* **Task goal**:
Please report every line from the material that contains the word "this".

* **Extracted data**:
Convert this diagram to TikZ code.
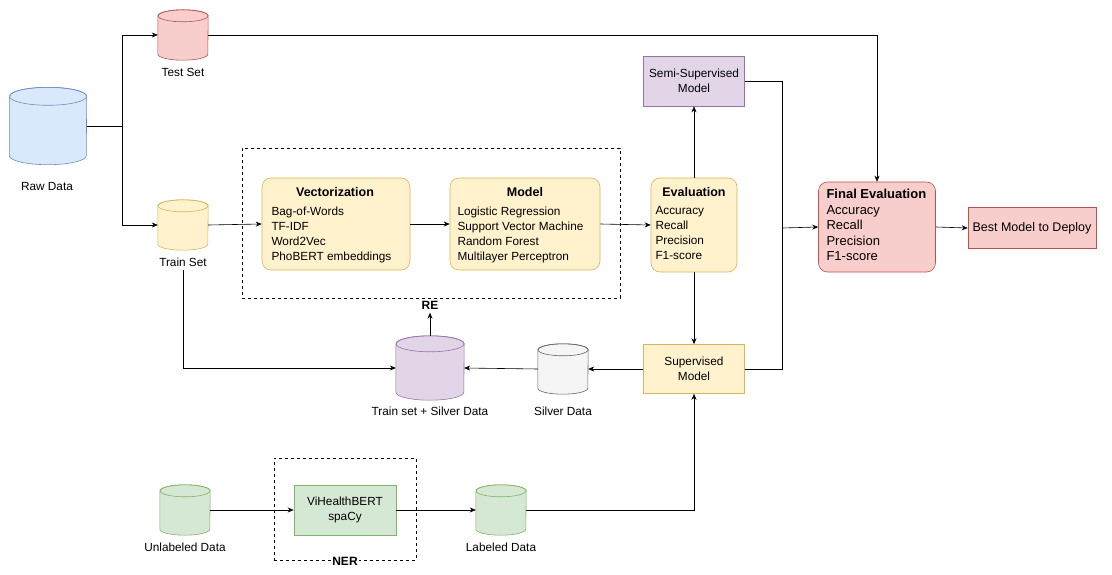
\documentclass[tikz,border=0pt]{standalone}
\usepackage{fontspec}
\setmainfont{Liberation Sans}
\usetikzlibrary{arrows.meta}
\definecolor{rf}{HTML}{F8CECC}\definecolor{rs}{HTML}{B85450}
\definecolor{bf}{HTML}{DAE8FC}\definecolor{bs}{HTML}{6C8EBF}
\definecolor{yf}{HTML}{FFF2CC}\definecolor{ys}{HTML}{D6B656}
\definecolor{pf}{HTML}{E1D5E7}\definecolor{ps}{HTML}{9673A6}
\definecolor{gf}{HTML}{D5E8D4}\definecolor{gs}{HTML}{82B366}
\definecolor{nf}{HTML}{F5F5F5}\definecolor{ns}{HTML}{666666}
\newcommand{\drawcyl}[5]{% name, fill, stroke, rx(pt), ry(pt)
  \path[fill=#2,draw=#3,line width=0.6pt] ([yshift=-#5]#1.north west) -- ([yshift=#5]#1.south west)
    arc[start angle=180,end angle=360,x radius=#4,y radius=#5] -- ([yshift=-#5]#1.north east)
    arc[start angle=0,end angle=180,x radius=#4,y radius=#5] -- cycle;
  \draw[#3,line width=0.6pt] ([yshift=-#5]#1.north) ellipse[x radius=#4,y radius=#5];}
\begin{document}
\begin{tikzpicture}[x=1pt,y=-1pt,
  every node/.style={font=\fontsize{11.8}{15}\selectfont},
  cyl/.style={inner sep=0pt,minimum width=#1},
  box/.style={draw,align=center,inner sep=2pt,line width=0.6pt},
  rbox/.style={draw,rounded corners=9pt,line width=0.6pt},
  tl/.style={align=left,anchor=north west},
  arr/.style={-{Stealth[length=6pt,width=5pt]},line width=0.6pt},
  dbox/.style={draw,dashed,line width=0.6pt}]
\useasboundingbox (0,0) rectangle (1112,575);
% containers
\node[dbox,minimum width=378,minimum height=150] (re) at (431,223) {};
\node[dbox,minimum width=142,minimum height=102] (ner) at (345,509) {};
\node[font=\bfseries\fontsize{12}{14}\selectfont] (relab) at (430,305) {RE};
\node[font=\bfseries\fontsize{12}{14}\selectfont,fill=white,inner sep=1pt] (nerlab) at (345,561) {NER};
% cylinders
\node[cyl=50,minimum height=50] (test) at (183,35) {}; \drawcyl{test}{rf}{rs}{25pt}{6pt}
\node at (183,72) (testl) {Test Set};
\node[cyl=77,minimum height=77] (raw) at (48,126) {}; \drawcyl{raw}{bf}{bs}{38.5pt}{9pt}
\node at (47,186) (rawl) {Raw Data};
\node[cyl=50,minimum height=50] (train) at (183,225) {}; \drawcyl{train}{yf}{ys}{25pt}{6pt}
\node at (183,262) (trainl) {Train Set};
\node[cyl=68,minimum height=64] (ts) at (430,368) {}; \drawcyl{ts}{pf}{ps}{34pt}{8pt}
\node at (430,411) (tsl) {Train set + Silver Data};
\node[cyl=50,minimum height=50] (silver) at (563,369) {}; \drawcyl{silver}{nf}{ns}{25pt}{6pt}
\node at (563,411) (silverl) {Silver Data};
\node[cyl=50,minimum height=50] (unl) at (185,510) {}; \drawcyl{unl}{gf}{gs}{25pt}{6pt}
\node at (185,547) (unll) {Unlabeled Data};
\node[cyl=50,minimum height=50] (lab) at (501,510) {}; \drawcyl{lab}{gf}{gs}{25pt}{6pt}
\node at (501,547) (labl) {Labeled Data};
% boxes
\node[rbox,fill=yf,draw=ys,minimum width=148,minimum height=92] (vec) at (336,224) {};
\node[font=\bfseries\fontsize{12.5}{15}\selectfont] (vech) at (335,192) {Vectorization};
\node[tl] (vect) at (268,203) {Bag-of-Words\\TF-IDF\\Word2Vec\\PhoBERT embeddings};
\node[rbox,fill=yf,draw=ys,minimum width=150,minimum height=92] (mod) at (525,224) {};
\node[font=\bfseries\fontsize{12.5}{15}\selectfont] (modh) at (525,192) {Model};
\node[tl] (modt) at (454,203) {Logistic Regression\\Support Vector Machine\\Random Forest\\Multilayer Perceptron};
\node[rbox,fill=yf,draw=ys,minimum width=86,minimum height=94] (ev) at (694,225) {};
\node[font=\bfseries\fontsize{12.5}{15}\selectfont] (evh) at (694,192) {Evaluation};
\node[tl] (evt) at (652,203) {Accuracy\\Recall\\Precision\\F1-score};
\node[rbox,fill=rf,draw=rs,minimum width=117,minimum height=90] (fe) at (877,227) {};
\node[tl,font=\fontsize{13}{15.5}\selectfont] (fet) at (823,186) {\textbf{Final Evaluation}\\Accuracy\\Recall\\Precision\\F1-score};
\node[box,fill=rf,draw=rs,minimum width=128,minimum height=41,font=\fontsize{12.5}{14}\selectfont] (best) at (1032,228) {Best Model to Deploy};
\node[box,fill=pf,draw=ps,minimum width=101,minimum height=50] (semi) at (694,81) {Semi-Supervised\\Model};
\node[box,fill=yf,draw=ys,minimum width=101,minimum height=49] (sup) at (694,369) {Supervised\\Model};
\node[box,fill=gf,draw=gs,minimum width=102,minimum height=50] (vh) at (345,510) {ViHealthBERT\\spaCy};
% edges
\coordinate (j1) at (122,126);
\draw[line width=0.6pt] (raw.east) -- (j1);
\draw[arr] (j1) |- (test.west);
\draw[arr] (j1) |- (train.west);
\draw[arr] (test.east) -| (fe.north);
\draw[arr] (train.east) -- (vec.west);
\draw[arr] (vec.east) -- (mod.west);
\draw[arr] (mod.east) -- (ev.west);
\draw[arr] (ev.north) -- (semi.south);
\draw[arr] (ev.south) -- (sup.north);
\coordinate (j2) at (782,228);
\draw[line width=0.6pt] (semi.east) -| (j2);
\draw[line width=0.6pt] (sup.east) -| (j2);
\draw[arr] (j2) -- (fe.west);
\draw[arr] (fe.east) -- (best.west);
\draw[arr] (sup.west) -- (silver.east);
\draw[arr] (silver.west) -- (ts.east);
\draw[arr] (trainl.south) |- (ts.west);
\draw[arr] (ts.north) -- (relab.south);
\draw[arr] (unl.east) -- (vh.west);
\draw[arr] (vh.east) -- (lab.west);
\draw[arr] (lab.east) -| (sup.south);
\end{tikzpicture}
\end{document}
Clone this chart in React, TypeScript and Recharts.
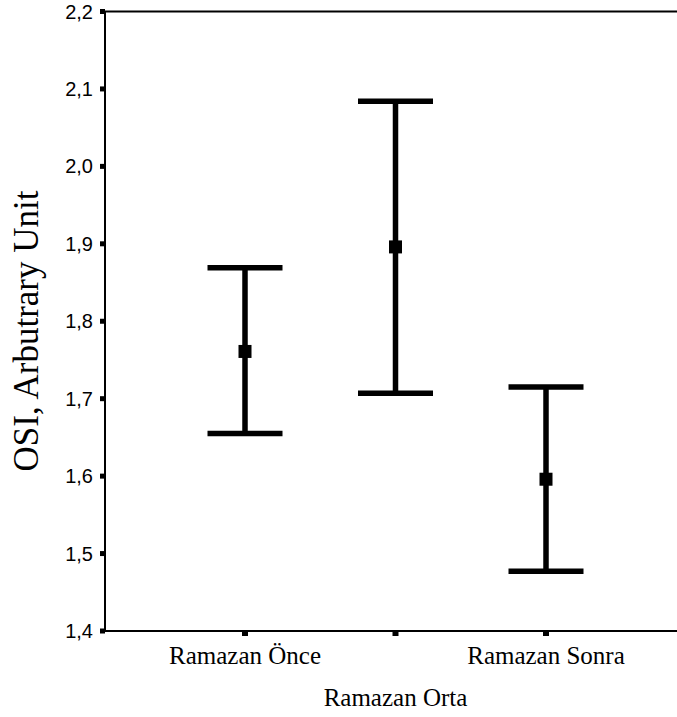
import React from "react"
import { ComposedChart, Line, ErrorBar, XAxis, YAxis, ReferenceLine, Label } from "recharts"

const categories = ["Ramazan Önce", "Ramazan Orta", "Ramazan Sonra"]
const means = [1.761, 1.896, 1.596]
const lowerCI = [1.655, 1.707, 1.477]
const upperCI = [1.869, 2.084, 1.715]
const yTicks = [1.4, 1.5, 1.6, 1.7, 1.8, 1.9, 2.0, 2.1, 2.2]

const data = categories.map((name, i) => ({
  name,
  mean: means[i],
  err: [means[i] - lowerCI[i], upperCI[i] - means[i]],
}))

const serif = "'Liberation Serif', 'Times New Roman', serif"
const sans = "'Liberation Sans', Arial, sans-serif"

// middle category label sits on a second row (staggered, like SPSS)
const XTick = (props: any) => {
  const { x, y, payload, index } = props
  return (
    <text
      x={x}
      y={y + (index === 1 ? 70 : 28)}
      textAnchor="middle"
      fill="#000"
      style={{ fontFamily: serif, fontSize: 25 }}
    >
      {payload.value}
    </text>
  )
}

const YTick = (props: any) => {
  const { x, y, payload } = props
  return (
    <text x={x} y={y} dy={7} textAnchor="end" fill="#000" style={{ fontFamily: sans, fontSize: 20 }}>
      {payload.value.toFixed(1).replace(".", ",")}
    </text>
  )
}

const SquareDot = (props: any) => {
  const { cx, cy } = props
  if (cx == null || cy == null) return null
  return <rect x={cx - 6.5} y={cy - 6.5} width={13} height={13} fill="#000" />
}

export default function App() {
  return (
    <div style={{ position: "absolute", left: 0, top: 0, background: "#fff" }}>
      <ComposedChart width={677} height={717} data={data} margin={{ top: 11.5, right: 0, left: 0, bottom: 0 }}>
        <XAxis
          dataKey="name"
          height={86}
          padding={{ left: 140, right: 131 }}
          axisLine={{ stroke: "#000", strokeWidth: 2 }}
          tickLine={{ stroke: "#000", strokeWidth: 6 }}
          tickSize={5}
          tickMargin={0}
          tick={<XTick />}
          interval={0}
        />
        <YAxis
          type="number"
          width={105}
          domain={[1.4, 2.2]}
          ticks={yTicks}
          allowDataOverflow
          axisLine={{ stroke: "#000", strokeWidth: 2 }}
          tickLine={{ stroke: "#000", strokeWidth: 5 }}
          tickSize={5}
          tickMargin={7}
          tick={<YTick />}
        >
          <Label
            content={() => (
              <text
                x={38}
                y={331}
                transform="rotate(-90, 38, 331)"
                textAnchor="middle"
                fill="#000"
                style={{ fontFamily: serif, fontSize: 35 }}
              >
                OSI, Arbutrary Unit
              </text>
            )}
          />
        </YAxis>
        <ReferenceLine y={2.2} stroke="#000" strokeWidth={2} />
        <Line
          dataKey="mean"
          stroke="none"
          dot={<SquareDot />}
          activeDot={false}
          isAnimationActive={false}
        >
          <ErrorBar dataKey="err" direction="y" width={37.5} stroke="#000" strokeWidth={5.5} />
        </Line>
      </ComposedChart>
    </div>
  )
}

* **Result below**:
Convert this diagram to TikZ code.
Clone this chart in React, TypeScript and Recharts.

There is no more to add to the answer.